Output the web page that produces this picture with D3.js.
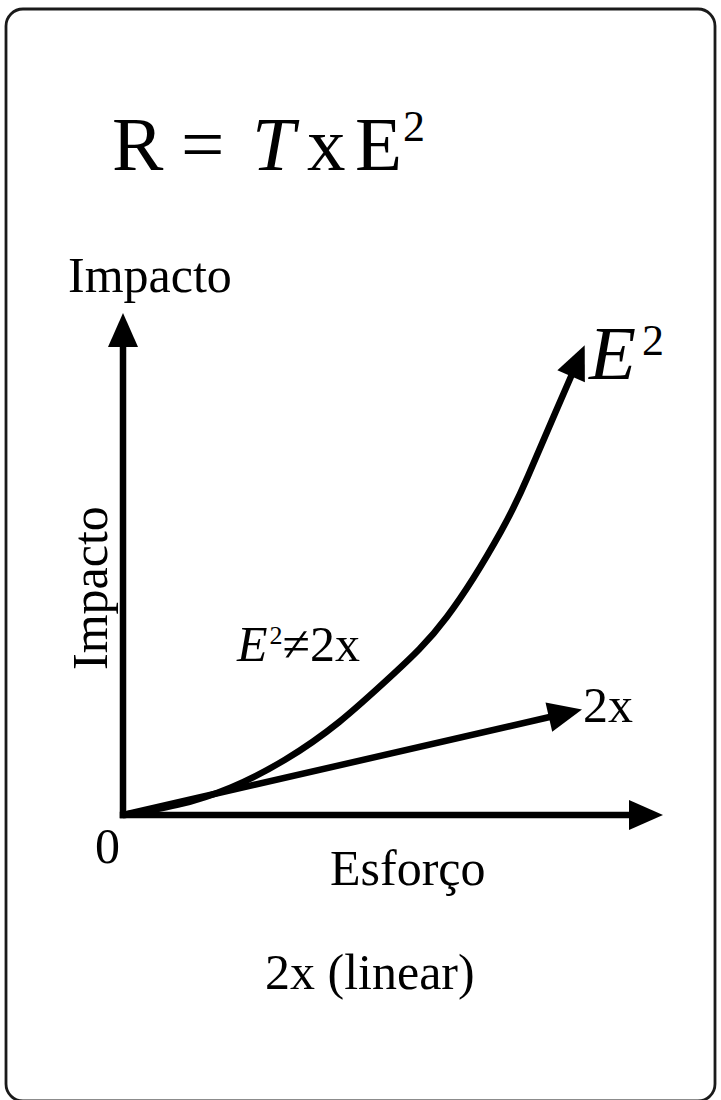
<!DOCTYPE html>
<html>
<head>
<meta charset="utf-8">
<script src="https://cdn.jsdelivr.net/npm/d3@7"></script>
<style>
  html, body { margin: 0; padding: 0; background: #fff; }
  svg { display: block; }
  text { font-family: "Liberation Serif", "Times New Roman", "DejaVu Serif", serif; fill: #000; }
</style>
</head>
<body>
<script>
// ---- data ----
const effort    = [0, 1, 2, 3, 4, 5, 6, 7, 7.5, 8, 8.55];
const impactE2  = [0, 0.2, 0.55, 1.1, 1.85, 2.8, 3.95, 5.65, 6.75, 8.0, 9.36];
const linearEffort = [0, 8.5];
const linearImpact = [0, 2.1];
const xDomain = [0, 10];
const yDomain = [0, 10];
const yLabel = "Impacto";
const xLabel = "Esforço";
const originLabel = "0";
const footnote = "2x (linear)";

const W = 721, H = 1100;
const svg = d3.select("body").append("svg").attr("width", W).attr("height", H);

// frame
svg.append("rect").attr("x", 6).attr("y", 9).attr("width", 709).attr("height", 1092)
  .attr("rx", 17).attr("fill", "#fff").attr("stroke", "#1a1a1a").attr("stroke-width", 2.8);

// title  R = T x E²
function tt(str, x0, yb, fs, italic) {
  const t = svg.append("text").attr("x", x0).attr("y", yb).attr("font-size", fs).text(str);
  if (italic) t.attr("font-style", "italic");
}
tt("R", 112, 170, 77);
tt("=", 181, 170, 77);
tt("T", 252, 170, 77, true);
tt("x", 307, 170, 77);
tt("E", 355, 170, 77);
tt("2", 403, 141, 44);

// scales
const x = d3.scaleLinear().domain(xDomain).range([123, 663]);
const y = d3.scaleLinear().domain(yDomain).range([815, 313]);

const SW = 6.5, AL = 34, AH = 15;
function arrowHead(tx, ty, dx, dy) {
  const len = Math.hypot(dx, dy), ux = dx / len, uy = dy / len;
  const bx = tx - AL * ux, by = ty - AL * uy;
  const nx = -uy, ny = ux;
  svg.append("path")
    .attr("d", `M${tx},${ty}L${bx + AH * nx},${by + AH * ny}L${bx - AH * nx},${by - AH * ny}Z`)
    .attr("fill", "#000");
}
function arrowLine(x1, y1, x2, y2) {
  const len = Math.hypot(x2 - x1, y2 - y1), ux = (x2 - x1) / len, uy = (y2 - y1) / len;
  svg.append("line").attr("x1", x1).attr("y1", y1)
    .attr("x2", x2 - 22 * ux).attr("y2", y2 - 22 * uy)
    .attr("stroke", "#000").attr("stroke-width", SW);
  arrowHead(x2, y2, x2 - x1, y2 - y1);
}

// axes
arrowLine(x(xDomain[0]), y(yDomain[0]) + SW / 2, x(xDomain[0]), y(yDomain[1]));
arrowLine(x(xDomain[0]) - SW / 2, y(yDomain[0]), x(xDomain[1]), y(yDomain[0]));

// linear line
arrowLine(x(linearEffort[0]), y(linearImpact[0]), x(linearEffort[1]), y(linearImpact[1]));

// E² curve
const pts = effort.map((e, i) => [x(e), y(impactE2[i])]);
const line = d3.line().curve(d3.curveNatural);
const cp = svg.append("path").attr("d", line(pts)).attr("fill", "none")
  .attr("stroke", "#000").attr("stroke-width", SW);
const L = cp.node().getTotalLength();
cp.attr("stroke-dasharray", `${L - 22} ${L + 50}`);
const tip = cp.node().getPointAtLength(L), back = cp.node().getPointAtLength(L - 14);
arrowHead(tip.x, tip.y, tip.x - back.x, tip.y - back.y);

// labels
svg.append("text").attr("x", 68).attr("y", 292).attr("font-size", 50).text(yLabel);
svg.append("text").attr("transform", "translate(107,670) rotate(-90)").attr("font-size", 50).text(yLabel);
svg.append("text").attr("x", 95).attr("y", 863).attr("font-size", 50).text(originLabel);
svg.append("text").attr("x", 330).attr("y", 885).attr("font-size", 50).text(xLabel);
svg.append("text").attr("x", 265).attr("y", 989).attr("font-size", 50).text(footnote);

// curve labels
const e2 = svg.append("text").attr("x", 589).attr("y", 379).attr("font-size", 77);
e2.append("tspan").attr("font-style", "italic").text("E");
e2.append("tspan").attr("font-size", 44).attr("dy", -24).attr("dx", 6).text("2");
svg.append("text").attr("x", 583).attr("y", 722).attr("font-size", 50).text("2x");

const lab = svg.append("text").attr("x", 237).attr("y", 661).attr("font-size", 50);
lab.append("tspan").attr("font-style", "italic").text("E");
lab.append("tspan").attr("font-size", 26).attr("dy", -17).attr("dx", 2).text("2");
lab.append("tspan").attr("dy", 17).text("≠2x");
</script>
</body>
</html>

++++

_DO THIS:_ Without the images, write out each line of the data verbatim.

_ANSWER TO THIS PROBLEM:_
Output the web page that produces this picture with D3.js.
<!DOCTYPE html>
<html>
<head>
<meta charset="utf-8">
<script src="https://cdn.jsdelivr.net/npm/d3@7"></script>
<style>
  html, body { margin: 0; padding: 0; background: #fff; }
  svg { display: block; }
  text { font-family: "Liberation Serif", "Times New Roman", "DejaVu Serif", serif; fill: #000; }
</style>
</head>
<body>
<script>
// ---- data ----
const effort    = [0, 1, 2, 3, 4, 5, 6, 7, 7.5, 8, 8.55];
const impactE2  = [0, 0.2, 0.55, 1.1, 1.85, 2.8, 3.95, 5.65, 6.75, 8.0, 9.36];
const linearEffort = [0, 8.5];
const linearImpact = [0, 2.1];
const xDomain = [0, 10];
const yDomain = [0, 10];
const yLabel = "Impacto";
const xLabel = "Esforço";
const originLabel = "0";
const footnote = "2x (linear)";

const W = 721, H = 1100;
const svg = d3.select("body").append("svg").attr("width", W).attr("height", H);

// frame
svg.append("rect").attr("x", 6).attr("y", 9).attr("width", 709).attr("height", 1092)
  .attr("rx", 17).attr("fill", "#fff").attr("stroke", "#1a1a1a").attr("stroke-width", 2.8);

// title  R = T x E²
function tt(str, x0, yb, fs, italic) {
  const t = svg.append("text").attr("x", x0).attr("y", yb).attr("font-size", fs).text(str);
  if (italic) t.attr("font-style", "italic");
}
tt("R", 112, 170, 77);
tt("=", 181, 170, 77);
tt("T", 252, 170, 77, true);
tt("x", 307, 170, 77);
tt("E", 355, 170, 77);
tt("2", 403, 141, 44);

// scales
const x = d3.scaleLinear().domain(xDomain).range([123, 663]);
const y = d3.scaleLinear().domain(yDomain).range([815, 313]);

const SW = 6.5, AL = 34, AH = 15;
function arrowHead(tx, ty, dx, dy) {
  const len = Math.hypot(dx, dy), ux = dx / len, uy = dy / len;
  const bx = tx - AL * ux, by = ty - AL * uy;
  const nx = -uy, ny = ux;
  svg.append("path")
    .attr("d", `M${tx},${ty}L${bx + AH * nx},${by + AH * ny}L${bx - AH * nx},${by - AH * ny}Z`)
    .attr("fill", "#000");
}
function arrowLine(x1, y1, x2, y2) {
  const len = Math.hypot(x2 - x1, y2 - y1), ux = (x2 - x1) / len, uy = (y2 - y1) / len;
  svg.append("line").attr("x1", x1).attr("y1", y1)
    .attr("x2", x2 - 22 * ux).attr("y2", y2 - 22 * uy)
    .attr("stroke", "#000").attr("stroke-width", SW);
  arrowHead(x2, y2, x2 - x1, y2 - y1);
}

// axes
arrowLine(x(xDomain[0]), y(yDomain[0]) + SW / 2, x(xDomain[0]), y(yDomain[1]));
arrowLine(x(xDomain[0]) - SW / 2, y(yDomain[0]), x(xDomain[1]), y(yDomain[0]));

// linear line
arrowLine(x(linearEffort[0]), y(linearImpact[0]), x(linearEffort[1]), y(linearImpact[1]));

// E² curve
const pts = effort.map((e, i) => [x(e), y(impactE2[i])]);
const line = d3.line().curve(d3.curveNatural);
const cp = svg.append("path").attr("d", line(pts)).attr("fill", "none")
  .attr("stroke", "#000").attr("stroke-width", SW);
const L = cp.node().getTotalLength();
cp.attr("stroke-dasharray", `${L - 22} ${L + 50}`);
const tip = cp.node().getPointAtLength(L), back = cp.node().getPointAtLength(L - 14);
arrowHead(tip.x, tip.y, tip.x - back.x, tip.y - back.y);

// labels
svg.append("text").attr("x", 68).attr("y", 292).attr("font-size", 50).text(yLabel);
svg.append("text").attr("transform", "translate(107,670) rotate(-90)").attr("font-size", 50).text(yLabel);
svg.append("text").attr("x", 95).attr("y", 863).attr("font-size", 50).text(originLabel);
svg.append("text").attr("x", 330).attr("y", 885).attr("font-size", 50).text(xLabel);
svg.append("text").attr("x", 265).attr("y", 989).attr("font-size", 50).text(footnote);

// curve labels
const e2 = svg.append("text").attr("x", 589).attr("y", 379).attr("font-size", 77);
e2.append("tspan").attr("font-style", "italic").text("E");
e2.append("tspan").attr("font-size", 44).attr("dy", -24).attr("dx", 6).text("2");
svg.append("text").attr("x", 583).attr("y", 722).attr("font-size", 50).text("2x");

const lab = svg.append("text").attr("x", 237).attr("y", 661).attr("font-size", 50);
lab.append("tspan").attr("font-style", "italic").text("E");
lab.append("tspan").attr("font-size", 26).attr("dy", -17).attr("dx", 2).text("2");
lab.append("tspan").attr("dy", 17).text("≠2x");
</script>
</body>
</html>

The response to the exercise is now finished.